Jeo Biden Rusya ile iyi ilişkiler kurmaya çalıştıklarını ABD ve RUSYA’nın karşılaştıkları problemleri yakın zamanda üçüncü bir ülkede müzakere etmek üzere zirve yapılmasını da teklif ediyor.
Trump döneminde ABD’nin Küresel Globel iklim çalışmalarından çekilinmiş olduğunu, NATO ve BM faaliyetlerine de alınan kısmi destek düşüncelerini masaya yatırarak ameliyata tabi tutuklarını açıklamaktadır.
Bilinken, Bürükselde yaptığı açıklamasında Pazartesi günü NATO Genel Sekreteri Yens Stoltenberg ile yapacağı görüşmede ABD’nin NATO’ya olan iş birliğini artıracaklarını ve Transatlantik iş birliğini daha güçlü hale getireceklerini bildirerek, Rusya’nın Ukrayna hudut boyundaki oluşturduğu askeri yığınak karşısında NATO ile birlikte Ukrayna’nın yanında olacakları açıkça teyit ediyor.
ABD neden kara denize yönlendirdiği tam donanımlı iki savaş gemisini geri çektiğini yorumlarsak, başta Montro antlaşması, Kuzey Kore olgusu ve Rusyanın yüksek sesle uyarısı etken olmuş olabilir mi? Ne dersiniz.
. Rusya bir yandan NATO diğer yandan AB’yi kıskaca almak istiyor. ABD ile güç kullanım çekişme ve mücadele stratejisi güdüle dursun,
16 Nisan’da 2 tam donanımlı Rus Savaş gemisi Boğazlardan geçerek Ak Denize doğru yol alıyor! Hayda, hayırlısı.
Türkiye anahtar ülke durumunda kalıyor. Bir yandan Ukrayna ve Rusya ile iyi ilişkilere sahip olan Türkiye diğer yandan NATO üyesi olma niteliğini taşıyor. Savaş Stratejisi deneyimlerine sahip, Boğazlar gibi stratejik bölgelere de sahip olması, çok boyutlu pozisyon taşıması sebebiyle arabulucu bir Misyonu en iyi üstlenebilir bir ülke konumunda kalıyor.
Bu arada Ukrayna cephesinden gelen seslerde; Dokuz ay önce Rus yanlıları tarafından özerk bölge ilan edilen ve Lugansk Halk Cumhuriyeti adı verilen Donbass’ta ilan edilen ateşkesin bittiği açıklanmıştı.

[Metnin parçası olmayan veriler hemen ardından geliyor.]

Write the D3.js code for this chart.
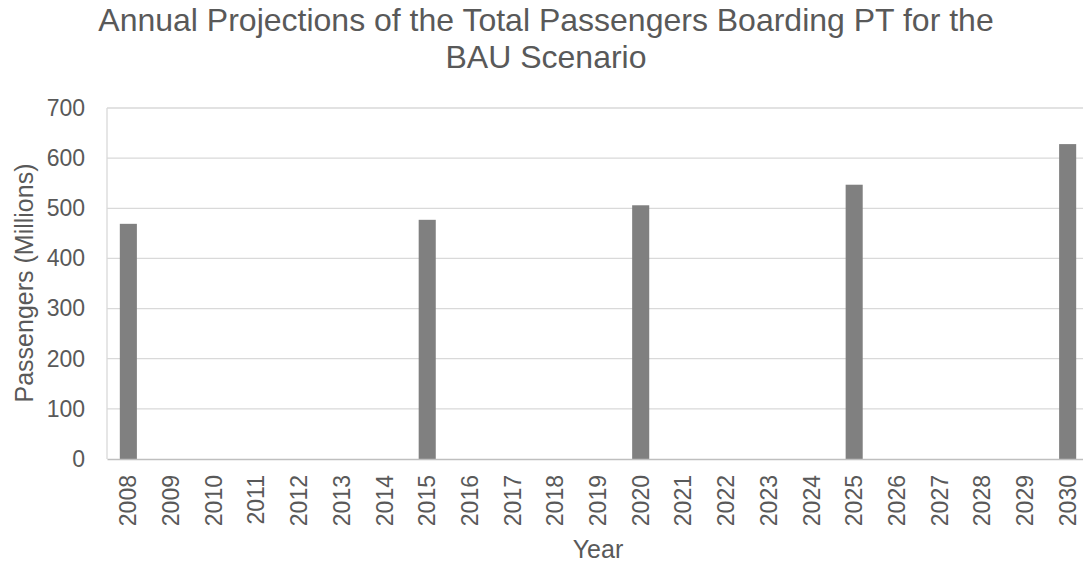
<!DOCTYPE html>
<html><head><meta charset="utf-8">
<script src="https://cdn.jsdelivr.net/npm/d3@7"></script>
<style>body{margin:0;background:#fff}svg{display:block}</style>
</head><body>
<svg id="c" width="1083" height="565"></svg>
<script>
const years = ["2008","2009","2010","2011","2012","2013","2014","2015","2016","2017","2018","2019","2020","2021","2022","2023","2024","2025","2026","2027","2028","2029","2030"];
const passengers = [469,0,0,0,0,0,0,477,0,0,0,0,506,0,0,0,0,547,0,0,0,0,628];
const yTicks = [0,100,200,300,400,500,600,700];
const titleLines = ["Annual Projections of the Total Passengers Boarding PT for the","BAU Scenario"];

const svg = d3.select("#c");
const font = "Liberation Sans, Arial, sans-serif";
const m = {left:107, right:1089, top:108, bottom:459};
const x = d3.scaleBand().domain(years).range([m.left,m.right]).paddingInner(0.6).paddingOuter(0.3);
const y = d3.scaleLinear().domain([0,700]).range([m.bottom,m.top]);

// gridlines
svg.append("g").selectAll("line").data(yTicks.filter(d=>d>0)).join("line")
  .attr("x1",m.left).attr("x2",m.right).attr("y1",d=>y(d)).attr("y2",d=>y(d))
  .attr("stroke","#d9d9d9").attr("stroke-width",1.3);
svg.append("line").attr("x1",m.left).attr("x2",m.left).attr("y1",m.top).attr("y2",m.bottom)
  .attr("stroke","#d9d9d9").attr("stroke-width",1.3);

// bars
svg.append("g").selectAll("rect").data(years).join("rect")
  .attr("x",d=>x(d)).attr("width",x.bandwidth())
  .attr("y",(d,i)=>y(passengers[i])).attr("height",(d,i)=>y(0)-y(passengers[i]))
  .attr("fill","#808080");

// x axis
const xa = svg.append("g").attr("transform",`translate(0,${m.bottom})`)
  .call(d3.axisBottom(x).tickSize(0).tickPadding(0));
xa.select(".domain").attr("stroke","#bfbfbf").attr("stroke-width",1.3);
xa.selectAll("text").attr("transform","rotate(-90)").attr("text-anchor","end")
  .attr("x",-16).attr("y",0).attr("dy","0.35em")
  .attr("font-family",font).attr("font-size",23).attr("fill","#595959");

// y axis
const ya = svg.append("g").attr("transform",`translate(${m.left},0)`)
  .call(d3.axisLeft(y).tickValues(yTicks).tickSize(0).tickPadding(22));
ya.select(".domain").remove();
ya.selectAll("text").attr("font-family",font).attr("font-size",23).attr("fill","#595959");

// titles
svg.append("g").selectAll("text").data(titleLines).join("text")
  .attr("x",546).attr("y",(d,i)=>31+i*37).attr("text-anchor","middle")
  .attr("font-family",font).attr("font-size",32).attr("fill","#595959").text(d=>d);
svg.append("text").attr("x",598).attr("y",558).attr("text-anchor","middle")
  .attr("font-family",font).attr("font-size",25).attr("fill","#595959").text("Year");
svg.append("text").attr("transform","translate(33,283) rotate(-90)").attr("text-anchor","middle")
  .attr("font-family",font).attr("font-size",25).attr("fill","#595959").text("Passengers (Millions)");
</script>
</body></html>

Ukrayna hükûmeti, Kırım’ın işgalden kurtarılması kapsamında savaşa hazırlık anlamına gelen askerî güvenlik stratejisini kabul etti. Buna rağmen, “Savaş istemediyini” ve “Konumun diplomatik ve siyasi yollarla halline açık olduklarını” belirtiyor.
Rusya Batının silahlı kuvvetlerini çekme isteğini ret ediyor. Rusya sözcüsü Dmitri Peskov “Savaş söz konusu olamaz, beraberinde Ukrayna’nın Doğusunda yaşayan Rus dili konuşan insanların baskı altında kalmalarına müsaade verilemeyeceğini” belirtiyor. Çelişkilerle dolu Senaryo!
İngiltere Dış İşleri Bakanı yaptığı açıklamada, Ukrayna Devlet Başkanı Volodimir Zelenskinin Türkiye Cumhurbaşkanı Recep Tayip Erdoğan’ı Donbas’daki son durum hakkında bilgilendirdiğini açıklıyor.
Cumhur Başkanı Recep Tayip Erdoğan’la İstanbul’da bir araya gelen Ukrayna Devlet Başkanı Vladimir Zelenskiy, Türkiye ziyareti öncesi basına açıklama yaparak, “ Türkiye silahlı kuvvetlerinin dünyanın en güçlü ordularından biri olduğunu ifade ederek,” Bölgede Türkiye olmadan hiç bir şey yapılamaz” diyor. Ziyareti ile Türkiye’den tam destek alarak dönüyor.
Ülke olarak ateş çemberinin içerisinde sayılırız. Ülkemizin üç tarafının Denizlerle çevrili olması Montro ve Lozan antlaşmaları bu ateşi söndürmeye yeter de artarda. Sırtımızın okşanarak ateşin içine sürüklenmekten kaçınmalıyız.
Sağlıklı yaşayarak, Sağlıklı düşünerek, Sağlıcakla kalın.